■ Your task: Quote word for word the lines below, beginning with the first and ending with the one that has "methods = ['IVW". Drop the pictures.
────────────────────
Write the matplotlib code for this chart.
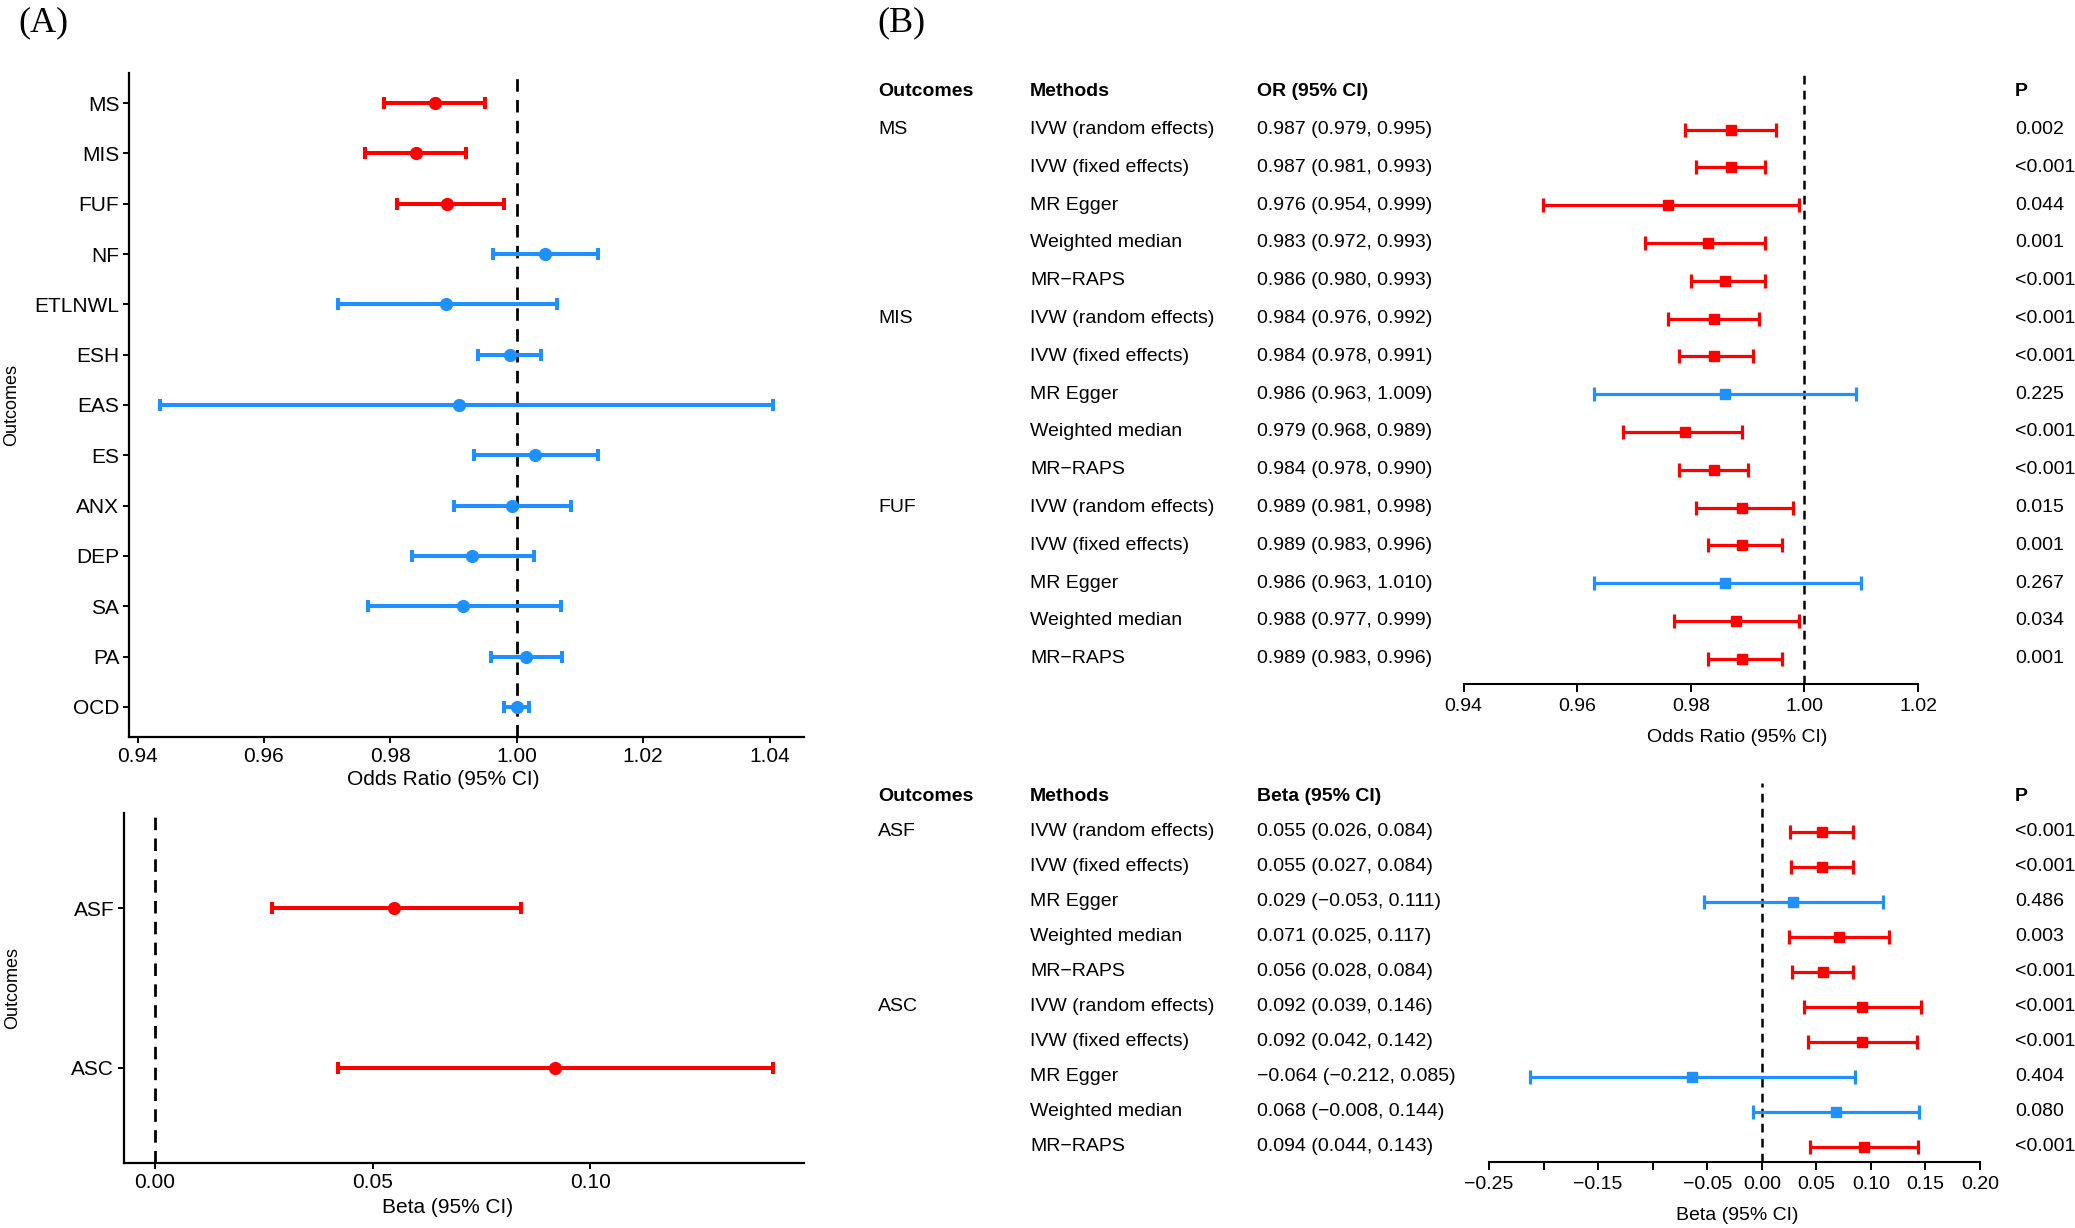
import matplotlib
matplotlib.use('Agg')
import matplotlib.pyplot as plt
from matplotlib.transforms import blended_transform_factory
import numpy as np

plt.rcParams['font.family'] = ['Liberation Sans', 'DejaVu Sans']

RED = '#FF0000'
BLUE = '#1E90FF'
MINUS = '\u2212'

# ---------------- panel A (top): odds ratios per outcome
a_outcomes = ['MS', 'MIS', 'FUF', 'NF', 'ETLNWL', 'ESH', 'EAS', 'ES', 'ANX', 'DEP', 'SA', 'PA', 'OCD']
a_or = [0.987, 0.984, 0.989, 1.0044, 0.9888, 0.9989, 0.9909, 1.0029, 0.9992, 0.9929, 0.9915, 1.0015, 1.0000]
a_lo = [0.979, 0.976, 0.981, 0.9962, 0.9717, 0.9938, 0.9435, 0.9932, 0.9900, 0.9835, 0.9764, 0.9959, 0.9980]
a_hi = [0.995, 0.992, 0.998, 1.0129, 1.0064, 1.0039, 1.0406, 1.0129, 1.0086, 1.0027, 1.0070, 1.0071, 1.0019]
a_ticks = [0.94, 0.96, 0.98, 1.00, 1.02, 1.04]

# ---------------- panel A (bottom): beta per outcome
a2_outcomes = ['ASF', 'ASC']
a2_beta = [0.055, 0.092]
a2_lo = [0.027, 0.042]
a2_hi = [0.084, 0.142]
a2_ticks = [0.00, 0.05, 0.10]

# ---------------- panel B tables
methods = ['IVW (random effects)', 'IVW (fixed effects)', 'MR Egger', 'Weighted median', 'MR' + MINUS + 'RAPS']

b1_outcomes = ['MS', 'MIS', 'FUF']
b1_est = [0.987, 0.987, 0.976, 0.983, 0.986,
          0.984, 0.984, 0.986, 0.979, 0.984,
          0.989, 0.989, 0.986, 0.988, 0.989]
b1_lo = [0.979, 0.981, 0.954, 0.972, 0.980,
         0.976, 0.978, 0.963, 0.968, 0.978,
         0.981, 0.983, 0.963, 0.977, 0.983]
b1_hi = [0.995, 0.993, 0.999, 0.993, 0.993,
         0.992, 0.991, 1.009, 0.989, 0.990,
         0.998, 0.996, 1.010, 0.999, 0.996]
b1_p = ['0.002', '<0.001', '0.044', '0.001', '<0.001',
        '<0.001', '<0.001', '0.225', '<0.001', '<0.001',
        '0.015', '0.001', '0.267', '0.034', '0.001']
b1_ticks = [0.94, 0.96, 0.98, 1.00, 1.02]

b2_outcomes = ['ASF', 'ASC']
b2_est = [0.055, 0.055, 0.029, 0.071, 0.056,
          0.092, 0.092, -0.064, 0.068, 0.094]
b2_lo = [0.026, 0.027, -0.053, 0.025, 0.028,
         0.039, 0.042, -0.212, -0.008, 0.044]
b2_hi = [0.084, 0.084, 0.111, 0.117, 0.084,
         0.146, 0.142, 0.085, 0.144, 0.143]
b2_p = ['<0.001', '<0.001', '0.486', '0.003', '<0.001',
        '<0.001', '<0.001', '0.404', '0.080', '<0.001']
b2_ticks = [-0.25, -0.20, -0.15, -0.10, -0.05, 0.00, 0.05, 0.10, 0.15, 0.20]
b2_ticklabels = ['-0.25', '', '-0.15', '', '-0.05', '0.00', '0.05', '0.10', '0.15', '0.20']

W, H = 2075, 1228
fig = plt.figure(figsize=(W / 100, H / 100), dpi=100)


def box(x0, y0, x1, y1):
    return [x0 / W, 1 - y1 / H, (x1 - x0) / W, (y1 - y0) / H]


def fmt(v):
    return f'{v:.3f}'.replace('-', MINUS)


def left_panel(rect, labels, est, lo, hi, null, ticks, xlabel, xlab_x, xlab_y):
    ax = fig.add_axes(rect)
    n = len(labels)
    for i in range(n):
        col = RED if (hi[i] < null or lo[i] > null) else BLUE
        ax.errorbar(est[i], i, xerr=[[est[i] - lo[i]], [hi[i] - est[i]]], fmt='o',
                    color=col, ms=8.5, elinewidth=2.9, capsize=4.2, capthick=2.9, zorder=3)
    ax.axvline(null, color='black', ls=(0, (4.5, 3)), lw=2.0, zorder=2)
    rmin = min(min(lo), null)
    rmax = max(max(hi), null)
    pad = 0.05 * (rmax - rmin)
    ax.set_xlim(rmin - pad, rmax + pad)
    ax.set_ylim(n - 1 + 0.6, -0.6)
    ax.set_yticks(range(n))
    ax.set_yticklabels(labels)
    ax.set_xticks(ticks)
    ax.set_xticklabels([f'{t:.2f}' for t in ticks])
    for s in ['top', 'right']:
        ax.spines[s].set_visible(False)
    for s in ['left', 'bottom']:
        ax.spines[s].set_linewidth(1.6)
    ax.tick_params(axis='both', labelsize=15, length=4, width=1.4, pad=3, colors='black')
    ax.set_xlabel(xlabel, fontsize=15)
    ax.xaxis.set_label_coords(xlab_x, xlab_y)
    ax.set_ylabel('Outcomes', fontsize=13)
    return ax


ax1 = left_panel(box(129, 73, 804, 737), a_outcomes, a_or, a_lo, a_hi, 1.0, a_ticks,
                 'Odds Ratio (95% CI)', 0.465, -0.05)
ax1.yaxis.set_label_coords(-0.161, 0.5)
ax2 = left_panel(box(124, 813, 804, 1163), a2_outcomes, a2_beta, a2_lo, a2_hi, 0.0, a2_ticks,
                 'Beta (95% CI)', 0.476, -0.10)
ax2.yaxis.set_label_coords(-0.152, 0.5)


def forest_table(x0, x1, top, bottom, header_y, row_h, est_head, outcomes, est, lo, hi, pvals,
                 null, ticks, ticklabels, xlabel, xlab_y):
    ax = fig.add_axes(box(x0, top, x1, bottom))
    n = len(est)
    ax.set_ylim((bottom - header_y) / row_h, (top - header_y) / row_h)
    ax.set_xlim(ticks[0], ticks[-1])
    tr = blended_transform_factory(fig.transFigure, ax.transData)
    cols = [878 / W, 1030 / W, 1257 / W, 2015 / W]
    heads = ['Outcomes', 'Methods', est_head, 'P']
    for cx, h in zip(cols, heads):
        ax.text(cx, 0, h, transform=tr, fontsize=14, fontweight='bold', ha='left', va='center')
    nm = len(methods)
    for i in range(n):
        y = i + 1
        if i % nm == 0:
            ax.text(cols[0], y, outcomes[i // nm], transform=tr, fontsize=14, ha='left', va='center')
        ax.text(cols[1], y, methods[i % nm], transform=tr, fontsize=14, ha='left', va='center')
        ax.text(cols[2], y, f'{fmt(est[i])} ({fmt(lo[i])}, {fmt(hi[i])})', transform=tr,
                fontsize=14, ha='left', va='center')
        ax.text(cols[3], y, pvals[i], transform=tr, fontsize=14, ha='left', va='center')
        sig = pvals[i].startswith('<') or float(pvals[i]) < 0.05
        col = RED if sig else BLUE
        ax.errorbar(est[i], y, xerr=[[est[i] - lo[i]], [hi[i] - est[i]]], fmt='s',
                    color=col, ms=6.5, elinewidth=2.3, capsize=5, capthick=2.3, zorder=3,
                    clip_on=False)
    ax.axvline(null, color='black', ls=(0, (3.5, 2.5)), lw=1.8, zorder=2)
    for s in ['top', 'right', 'left']:
        ax.spines[s].set_visible(False)
    ax.spines['bottom'].set_linewidth(1.5)
    ax.patch.set_alpha(0)
    ax.set_yticks([])
    ax.set_xticks(ticks)
    ax.set_xticklabels([t.replace('-', MINUS) for t in ticklabels])
    ax.tick_params(axis='x', labelsize=14, length=6, width=1.4, pad=4, colors='black')
    fig.text(1737 / W, 1 - xlab_y / H, xlabel, fontsize=14, ha='center', va='center')
    return ax


forest_table(1463.6, 1918, 70, 684, 91.7, 37.8, 'OR (95% CI)', b1_outcomes, b1_est, b1_lo, b1_hi,
             b1_p, 1.0, b1_ticks, [f'{t:.2f}' for t in b1_ticks], 'Odds Ratio (95% CI)', 737)
forest_table(1489, 1980, 783, 1162, 796.7, 35.0, 'Beta (95% CI)', b2_outcomes, b2_est, b2_lo, b2_hi,
             b2_p, 0.0, b2_ticks, b2_ticklabels, 'Beta (95% CI)', 1215)

fig.text(18 / W, 1 - 23 / H, '(A)', fontsize=26, family='Liberation Serif', ha='left', va='center')
fig.text(877 / W, 1 - 23 / H, '(B)', fontsize=26, family='Liberation Serif', ha='left', va='center')

fig.savefig('out.png', dpi=100)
────────────────────
■ Solution for this task:
Write the matplotlib code for this chart.
import matplotlib
matplotlib.use('Agg')
import matplotlib.pyplot as plt
from matplotlib.transforms import blended_transform_factory
import numpy as np

plt.rcParams['font.family'] = ['Liberation Sans', 'DejaVu Sans']

RED = '#FF0000'
BLUE = '#1E90FF'
MINUS = '\u2212'

# ---------------- panel A (top): odds ratios per outcome
a_outcomes = ['MS', 'MIS', 'FUF', 'NF', 'ETLNWL', 'ESH', 'EAS', 'ES', 'ANX', 'DEP', 'SA', 'PA', 'OCD']
a_or = [0.987, 0.984, 0.989, 1.0044, 0.9888, 0.9989, 0.9909, 1.0029, 0.9992, 0.9929, 0.9915, 1.0015, 1.0000]
a_lo = [0.979, 0.976, 0.981, 0.9962, 0.9717, 0.9938, 0.9435, 0.9932, 0.9900, 0.9835, 0.9764, 0.9959, 0.9980]
a_hi = [0.995, 0.992, 0.998, 1.0129, 1.0064, 1.0039, 1.0406, 1.0129, 1.0086, 1.0027, 1.0070, 1.0071, 1.0019]
a_ticks = [0.94, 0.96, 0.98, 1.00, 1.02, 1.04]

# ---------------- panel A (bottom): beta per outcome
a2_outcomes = ['ASF', 'ASC']
a2_beta = [0.055, 0.092]
a2_lo = [0.027, 0.042]
a2_hi = [0.084, 0.142]
a2_ticks = [0.00, 0.05, 0.10]

# ---------------- panel B tables
methods = ['IVW (random effects)', 'IVW (fixed effects)', 'MR Egger', 'Weighted median', 'MR' + MINUS + 'RAPS']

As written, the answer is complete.